How do you know that your battery pack still has 40% power, and the power of LFP usually has a large error
 
How do you know that your battery pack still has 40% power, and the power of LFP usually has a large error
It quite likely was 40%, in cold weather the voltage of LiFePO4 cells drops, and the low voltage cut off will turn off with more power left in the cell, at -20 degrees C it may turn off with 90% left! The people having issues do live in places that sometimes get cold. You can't estimate power remaining by looking at the cell voltages!
 
It quite likely was 40%, in cold weather the voltage of LiFePO4 cells drops, and the low voltage cut off will turn off with more power left in the cell, at -20 degrees C it may turn off with 90% left! The people having issues do live in places that sometimes get cold.

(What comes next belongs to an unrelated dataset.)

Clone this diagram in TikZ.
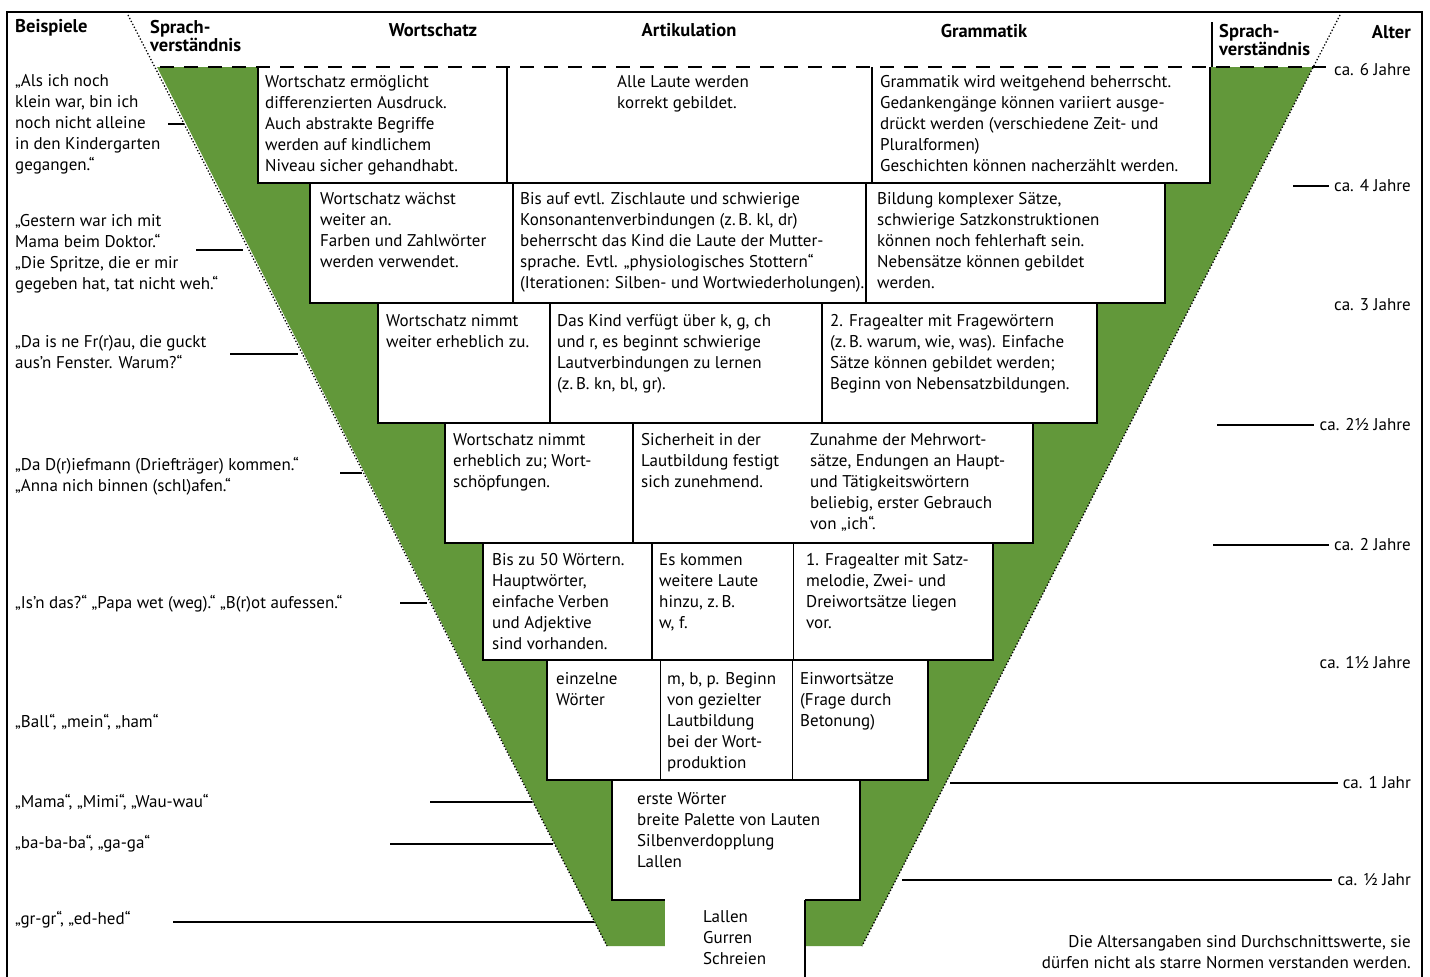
\documentclass[tikz,border=0pt]{standalone}
\usepackage{fontspec}
\setmainfont{PT Sans}
\definecolor{grn}{RGB}{98,152,58}
\newcommand\mybody{\fontsize{17}{21}\selectfont}
\newcommand\myhead{\fontsize{18.5}{18}\selectfont\bfseries}
\begin{document}
\begin{tikzpicture}[x=1pt,y=-1pt,
  cell/.style={anchor=north west, inner sep=0pt, align=left, font=\mybody},
  exm/.style={anchor=north west, inner sep=0pt, align=left, font=\mybody},
  age/.style={anchor=east, inner sep=0pt, font=\mybody},
  hdr/.style={inner sep=0pt, font=\myhead, align=left},
  boxline/.style={draw=black, line width=1.6pt},
  thin/.style={draw=black, line width=0.9pt},
  lnk/.style={line width=1.4pt},
  edge/.style={line width=1.3pt, dotted},
  topdash/.style={line width=2pt, dash pattern=on 14pt off 10pt}]
\useasboundingbox (0,0) rectangle (1430,977);
\fill[white] (0,0) rectangle (1430,977);
% frame
\draw[line width=1.2pt] (7,12) rectangle (1422,1005);
% green trapezoid
\fill[grn] (157,67) -- (1313,67) -- (862,946) -- (607,946) -- cycle;
% row boxes
\fill[white] (258,67) rectangle (1210,183);
\draw[boxline] (258,67) -- (258,183) -- (1210,183) -- (1210,67);
\draw[boxline] (507,67) -- (507,183);
\draw[boxline] (872,67) -- (872,183);
\fill[white] (310,183) rectangle (1165,303);
\draw[boxline] (310,183) rectangle (1165,303);
\draw[boxline] (513,183) -- (513,303);
\draw[boxline] (866,183) -- (866,303);
\fill[white] (378,303) rectangle (1097,423);
\draw[boxline] (378,303) rectangle (1097,423);
\draw[boxline] (550,303) -- (550,423);
\draw[boxline] (822,303) -- (822,423);
\fill[white] (445,423) rectangle (1033,543);
\draw[boxline] (445,423) rectangle (1033,543);
\draw[boxline] (633,423) -- (633,543);
\fill[white] (483,543) rectangle (993,660);
\draw[boxline] (483,543) rectangle (993,660);
\draw[boxline] (652,543) -- (652,660);
\draw[thin] (793,543) -- (793,660);
\fill[white] (547,660) rectangle (928,780);
\draw[boxline] (547,660) rectangle (928,780);
\draw[thin] (660,660) -- (660,780);
\draw[thin] (792,660) -- (792,780);
\fill[white] (612,780) rectangle (860,900);
\draw[boxline] (665,900) -- (612,900) -- (612,780) -- (860,780) -- (860,900) -- (805,900);
\fill[white] (665,900) rectangle (805,1005);
\draw[boxline] (805,900) -- (805,1005);
% diagonals
\draw[edge] (128,15) -- (607,946);
\draw[edge] (1340,15) -- (862,946);
% right header separator
\draw[boxline] (1212,22) -- (1212,67);
% top dashed line
\draw[topdash] (160,67) -- (1327,67);
% headers
\node[hdr, anchor=west] (hb) at (15,28) {Beispiele};
\node[hdr, anchor=north west] (hsl) at (150,20) {Sprach-\\verständnis};
\node[hdr] (hw) at (433,30) {Wortschatz};
\node[hdr] (ha) at (689,30) {Artikulation};
\node[hdr] (hg) at (984,31) {Grammatik};
\node[hdr, anchor=north west] (hsr) at (1219,24) {Sprach-\\verständnis};
\node[hdr, anchor=east] (hal) at (1411,32) {Alter};
% cells
\node[cell] (w1) at (265,75) {Wortschatz ermöglicht\\differenzierten Ausdruck.\\Auch abstrakte Begriffe\\werden auf kindlichem\\Niveau sicher gehandhabt.};
\node[cell] (a1) at (617,75) {Alle Laute werden\\korrekt gebildet.};
\node[cell] (g1) at (880,75) {Grammatik wird weitgehend beherrscht.\\Gedankengänge können variiert ausge-\\drückt werden (verschiedene Zeit- und\\Pluralformen)\\Geschichten können nacherzählt werden.};
\node[cell] (w2) at (320,192) {Wortschatz wächst\\weiter an.\\Farben und Zahlwörter\\werden verwendet.};
\node[cell] (a2) at (520,192) {Bis auf evtl. Zischlaute und schwierige\\Konsonantenverbindungen (z.\,B. kl, dr)\\beherrscht das Kind die Laute der Mutter-\\sprache. Evtl. „physiologisches Stottern“\\(Iterationen: Silben- und Wortwiederholungen).};
\node[cell] (g2) at (877,192) {Bildung komplexer Sätze,\\schwierige Satzkonstruktionen\\können noch fehlerhaft sein.\\Nebensätze können gebildet\\werden.};
\node[cell] (w3) at (386,314) {Wortschatz nimmt\\weiter erheblich zu.};
\node[cell] (a3) at (557,314) {Das Kind verfügt über k, g, ch\\und r, es beginnt schwierige\\Lautverbindungen zu lernen\\(z.\,B. kn, bl, gr).};
\node[cell] (g3) at (830,314) {2. Fragealter mit Fragewörtern\\(z.\,B. warum, wie, was). Einfache\\Sätze können gebildet werden;\\Beginn von Nebensatzbildungen.};
\node[cell] (w4) at (453,433) {Wortschatz nimmt\\erheblich zu; Wort-\\schöpfungen.};
\node[cell] (a4) at (641,433) {Sicherheit in der\\Lautbildung festigt\\sich zunehmend.};
\node[cell] (g4) at (810,433) {Zunahme der Mehrwort-\\sätze, Endungen an Haupt-\\und Tätigkeitswörtern\\beliebig, erster Gebrauch\\von „ich“.};
\node[cell] (w5) at (492,553) {Bis zu 50 Wörtern.\\Hauptwörter,\\einfache Verben\\und Adjektive\\sind vorhanden.};
\node[cell] (a5) at (659,553) {Es kommen\\weitere Laute\\hinzu, z.\,B.\\w, f.};
\node[cell] (g5) at (806,553) {1. Fragealter mit Satz-\\melodie, Zwei- und\\Dreiwortsätze liegen\\vor.};
\node[cell] (w6) at (556,672) {einzelne\\Wörter};
\node[cell] (a6) at (667,672) {m, b, p. Beginn\\von gezielter\\Lautbildung\\bei der Wort-\\produktion};
\node[cell] (g6) at (800,672) {Einwortsätze\\(Frage durch\\Betonung)};
\node[cell] (c7) at (637,792) {erste Wörter\\breite Palette von Lauten\\Silbenverdopplung\\Lallen};
\node[cell] (c8) at (703,910) {Lallen\\Gurren\\Schreien};
% examples
\node[exm] (e1) at (15,74) {„Als ich noch\\klein war, bin ich\\noch nicht alleine\\in den Kindergarten\\gegangen.“};
\node[exm] (e2) at (15,214) {„Gestern war ich mit\\Mama beim Doktor.“\\„Die Spritze, die er mir\\gegeben hat, tat nicht weh.“};
\node[exm] (e3) at (15,335) {„Da is ne Fr(r)au, die guckt\\aus’n Fenster. Warum?“};
\node[exm] (e4) at (15,457) {„Da D(r)iefmann (Driefträger) kommen.“\\„Anna nich binnen (schl)afen.“};
\node[exm] (e5) at (15,595) {„Is’n das?“ „Papa wet (weg).“ „B(r)ot aufessen.“};
\node[exm] (e6) at (15,714) {„Ball“, „mein“, „ham“};
\node[exm] (e7) at (15,794) {„Mama“, „Mimi“, „Wau-wau“};
\node[exm] (e8) at (15,835) {„ba-ba-ba“, „ga-ga“};
\node[exm] (e9) at (15,911) {„gr-gr“, „ed-hed“};
\coordinate (e1a) at (168,124); \coordinate (e1b) at (184,124);
\coordinate (e2a) at (196,250); \coordinate (e2b) at (243,250);
\coordinate (e3a) at (230,354); \coordinate (e3b) at (298,354);
\coordinate (e4a) at (340,473); \coordinate (e4b) at (362,473);
\coordinate (e5a) at (400,603); \coordinate (e5b) at (427,603);
\coordinate (e7a) at (430,802); \coordinate (e7b) at (532,802);
\coordinate (e8a) at (390,844); \coordinate (e8b) at (553,844);
\coordinate (e9a) at (173,922); \coordinate (e9b) at (594,922);
\foreach \i in {1,2,3,4,5,7,8,9} {\draw[lnk] (e\i a) -- (e\i b);}
% ages
\node[age] (y6) at (1411,70) {ca. 6 Jahre};
\node[age] (y4) at (1411,186) {ca. 4 Jahre};
\node[age] (y3) at (1411,305) {ca. 3 Jahre};
\node[age] (y25) at (1411,425) {ca. 2½ Jahre};
\node[age] (y2) at (1411,545) {ca. 2 Jahre};
\node[age] (y15) at (1411,663) {ca. 1½ Jahre};
\node[age] (y1) at (1411,783) {ca. 1 Jahr};
\node[age] (y05) at (1411,880) {ca. ½ Jahr};
\coordinate (g4s) at (1293,186);
\coordinate (g25s) at (1217,425);
\coordinate (g2s) at (1213,545);
\coordinate (g1s) at (950,783);
\coordinate (g05s) at (902,880);
\draw[lnk, shorten >=5pt] (g4s) -- (g4s -| y4.west);
\draw[lnk, shorten >=5pt] (g25s) -- (g25s -| y25.west);
\draw[lnk, shorten >=5pt] (g2s) -- (g2s -| y2.west);
\draw[lnk, shorten >=5pt] (g1s) -- (g1s -| y1.west);
\draw[lnk, shorten >=5pt] (g05s) -- (g05s -| y05.west);
% footnote
\node[anchor=north east, inner sep=0pt, align=right, font=\mybody] (fn) at (1411,935) {Die Altersangaben sind Durchschnittswerte, sie\\dürfen nicht als starre Normen verstanden werden.};
\end{tikzpicture}
\end{document}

You can't estimate power remaining by looking at the cell voltages!
I am thinking that the battery pack should provide a stable 13V voltage output (may require a voltage regulator circuit) until it is cut off after the power is exhausted, or let the voltage drop naturally from 14.8V.
 
I am thinking that the battery pack should provide a stable 13V voltage output (may require a voltage regulator circuit) until it is cut off after the power is exhausted, or let the voltage drop naturally from 14.8V.
Problem with a regulator is that it "wastes" some power, maybe 10%, so the battery does not run for as long. Also it sometimes needs to increase the voltage, but if the engine is running then it needs to reduce it, so a high cost regulator. All the battery packs just provide the cell voltage, except when they output 5V USB, which does not waste power since you then don't need the hardwire kit (so the same amount of power is wasted as if you used the hardwire kit instead).